Sharon Hom pointed out that governments including the US, UN and EU have called for Chen's release throughout his imprisonment, while his supporters are currently attempting to visit him from all over China to show solidarity. Eyewitnesses report that last Sunday, October 30th, 37 visitors were beaten by around 100 unidentified thugs while authorities stood by. Residents of Linyi have reported screams and beatings heard from Chen's padlocked house. However, officials have been unable to shut down online campaigns to virtually visit Chen–most notably the Dark Glasses Portrait campaign, inviting supporters to upload photos of themselves wearing dark glasses reminiscent of Chen's. Hom warned the Commission about China's attempt to increase its "soft power" by purchasing Western news outlets and establishing Confucius Institutes in US universities and communities, which teach Mandarin with a curriculum that ignores both historical and present human rights violations like the Laogai system. The US must insist that these Institutes use a balanced Western curriculum, as Australia has, while US diplomats should start visiting Chen and making noise to release him, as Ambassador Huntsman did for Xue Feng in years past.

Chai Ling gave a detailed account of the brutal four-hour beating of Chen and his wife in July, witnessed by their young daughter. She added that China has experienced its economic revolution and is moving toward a new political revolution through the suffering of people like Chen, but is in most need of a spiritual revolution, after which such abuse would be unthinkable. She compared the US government's silence regarding Chen to the 18 passersby who left a Chinese toddler to die after a car accident on October 13th.

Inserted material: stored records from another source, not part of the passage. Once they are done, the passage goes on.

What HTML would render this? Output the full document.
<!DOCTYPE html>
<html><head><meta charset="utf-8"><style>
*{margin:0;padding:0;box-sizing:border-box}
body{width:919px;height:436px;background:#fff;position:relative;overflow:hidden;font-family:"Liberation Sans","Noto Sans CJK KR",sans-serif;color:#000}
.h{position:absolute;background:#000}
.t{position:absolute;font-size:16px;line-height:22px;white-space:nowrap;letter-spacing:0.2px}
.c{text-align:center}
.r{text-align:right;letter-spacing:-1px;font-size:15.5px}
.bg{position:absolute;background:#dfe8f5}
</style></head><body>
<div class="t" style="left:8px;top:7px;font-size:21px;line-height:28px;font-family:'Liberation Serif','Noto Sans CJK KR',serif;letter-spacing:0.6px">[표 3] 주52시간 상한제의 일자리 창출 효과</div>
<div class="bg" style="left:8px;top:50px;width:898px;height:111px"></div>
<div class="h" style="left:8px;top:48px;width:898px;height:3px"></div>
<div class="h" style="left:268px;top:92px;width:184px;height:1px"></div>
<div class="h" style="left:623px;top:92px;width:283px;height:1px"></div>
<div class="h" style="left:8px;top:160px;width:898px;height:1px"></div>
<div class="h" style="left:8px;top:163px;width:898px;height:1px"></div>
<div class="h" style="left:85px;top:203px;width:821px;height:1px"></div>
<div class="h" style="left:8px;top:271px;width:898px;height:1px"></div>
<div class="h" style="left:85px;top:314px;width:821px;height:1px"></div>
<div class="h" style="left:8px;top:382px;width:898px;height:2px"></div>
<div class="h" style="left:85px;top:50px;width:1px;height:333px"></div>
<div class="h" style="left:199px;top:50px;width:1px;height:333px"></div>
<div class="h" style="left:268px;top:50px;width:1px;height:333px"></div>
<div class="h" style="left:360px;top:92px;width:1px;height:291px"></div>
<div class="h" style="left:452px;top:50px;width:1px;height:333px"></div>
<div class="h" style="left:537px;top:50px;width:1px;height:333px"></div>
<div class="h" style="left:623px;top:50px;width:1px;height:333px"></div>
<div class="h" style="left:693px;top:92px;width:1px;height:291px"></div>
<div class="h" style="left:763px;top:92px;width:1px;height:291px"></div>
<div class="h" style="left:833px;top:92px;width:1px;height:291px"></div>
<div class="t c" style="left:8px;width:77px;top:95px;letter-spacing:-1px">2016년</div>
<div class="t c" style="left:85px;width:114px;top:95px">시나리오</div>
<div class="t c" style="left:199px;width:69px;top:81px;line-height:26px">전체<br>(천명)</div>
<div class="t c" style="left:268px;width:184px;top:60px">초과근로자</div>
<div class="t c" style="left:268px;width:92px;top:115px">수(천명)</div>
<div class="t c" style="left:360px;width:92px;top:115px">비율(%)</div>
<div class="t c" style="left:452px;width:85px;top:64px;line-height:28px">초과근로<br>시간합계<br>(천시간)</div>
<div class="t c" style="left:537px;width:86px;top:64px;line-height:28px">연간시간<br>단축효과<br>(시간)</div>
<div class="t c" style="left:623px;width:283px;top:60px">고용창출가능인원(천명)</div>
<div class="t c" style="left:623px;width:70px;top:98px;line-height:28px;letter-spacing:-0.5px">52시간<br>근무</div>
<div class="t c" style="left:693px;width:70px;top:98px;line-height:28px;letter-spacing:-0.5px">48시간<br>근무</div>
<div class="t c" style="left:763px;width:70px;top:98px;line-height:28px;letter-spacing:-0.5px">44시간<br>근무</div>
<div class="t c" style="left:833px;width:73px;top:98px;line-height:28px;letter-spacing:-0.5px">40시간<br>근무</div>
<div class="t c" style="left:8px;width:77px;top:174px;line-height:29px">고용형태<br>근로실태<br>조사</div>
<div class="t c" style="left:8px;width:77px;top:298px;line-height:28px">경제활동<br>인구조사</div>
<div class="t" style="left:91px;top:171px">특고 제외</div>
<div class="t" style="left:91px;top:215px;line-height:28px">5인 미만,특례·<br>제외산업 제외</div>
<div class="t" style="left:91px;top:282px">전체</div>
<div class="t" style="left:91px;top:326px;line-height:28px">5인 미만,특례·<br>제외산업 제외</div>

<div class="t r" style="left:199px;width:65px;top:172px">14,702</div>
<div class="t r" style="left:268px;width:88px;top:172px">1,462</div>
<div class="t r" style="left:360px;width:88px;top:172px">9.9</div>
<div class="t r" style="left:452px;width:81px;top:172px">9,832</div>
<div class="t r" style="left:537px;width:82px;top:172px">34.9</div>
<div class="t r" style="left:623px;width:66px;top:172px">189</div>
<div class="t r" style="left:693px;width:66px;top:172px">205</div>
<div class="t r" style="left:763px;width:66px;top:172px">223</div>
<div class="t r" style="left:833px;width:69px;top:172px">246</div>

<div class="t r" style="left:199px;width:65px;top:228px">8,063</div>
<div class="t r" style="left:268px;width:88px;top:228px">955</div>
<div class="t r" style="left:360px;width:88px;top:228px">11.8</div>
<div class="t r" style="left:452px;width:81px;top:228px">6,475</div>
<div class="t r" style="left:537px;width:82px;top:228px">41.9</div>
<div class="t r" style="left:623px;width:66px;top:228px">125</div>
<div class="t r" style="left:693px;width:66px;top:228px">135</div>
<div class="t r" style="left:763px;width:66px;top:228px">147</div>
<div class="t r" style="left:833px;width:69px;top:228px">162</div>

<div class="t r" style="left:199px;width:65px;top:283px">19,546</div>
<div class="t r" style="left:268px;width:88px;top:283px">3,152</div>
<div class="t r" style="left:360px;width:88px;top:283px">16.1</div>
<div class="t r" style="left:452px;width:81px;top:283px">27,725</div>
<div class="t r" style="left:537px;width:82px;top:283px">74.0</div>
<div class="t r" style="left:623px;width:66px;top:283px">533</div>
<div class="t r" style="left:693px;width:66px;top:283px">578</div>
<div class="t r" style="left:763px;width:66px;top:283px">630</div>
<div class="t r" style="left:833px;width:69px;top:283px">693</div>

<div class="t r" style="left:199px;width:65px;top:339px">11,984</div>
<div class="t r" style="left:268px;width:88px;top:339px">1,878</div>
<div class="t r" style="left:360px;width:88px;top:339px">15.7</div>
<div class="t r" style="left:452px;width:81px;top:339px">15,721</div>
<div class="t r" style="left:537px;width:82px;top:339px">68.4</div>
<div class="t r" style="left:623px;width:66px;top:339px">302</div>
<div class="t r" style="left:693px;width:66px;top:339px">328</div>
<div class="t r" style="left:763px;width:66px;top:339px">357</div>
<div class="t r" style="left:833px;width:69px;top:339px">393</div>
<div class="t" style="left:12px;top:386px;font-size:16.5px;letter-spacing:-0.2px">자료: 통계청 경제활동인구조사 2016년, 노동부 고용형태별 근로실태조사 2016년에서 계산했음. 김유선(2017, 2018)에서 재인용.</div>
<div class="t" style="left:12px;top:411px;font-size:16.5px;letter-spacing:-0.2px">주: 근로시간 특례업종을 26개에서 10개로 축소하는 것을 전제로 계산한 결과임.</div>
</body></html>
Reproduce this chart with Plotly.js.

Rep. Chris Smith welcomed the testimony, exclaiming, "Enough is enough. The cruelty and extreme violence against Chen and his family brings dishonor to the government of China and must end. Chen and his family must be free." In response to Sharon Hom's point that overt US support for Chinese human rights no longer works, Rep. Smith passionately argued that since the de-pegging of Most Favored Nation status from human rights, the American government has silently abandoned the cause. The only way to save Chen and Chinese human rights is for the US to robustly and vocally assert an effort, and to raise concrete examples, such as the freeing of Chen, in negotiations with China. To this, the Laogai Research Foundation would add, the US must speak truth to power by exposing the Laogai prison camp system and condemning the PRC for this ongoing crime, which looms in the fate of human rights advocates like Chen Guangcheng.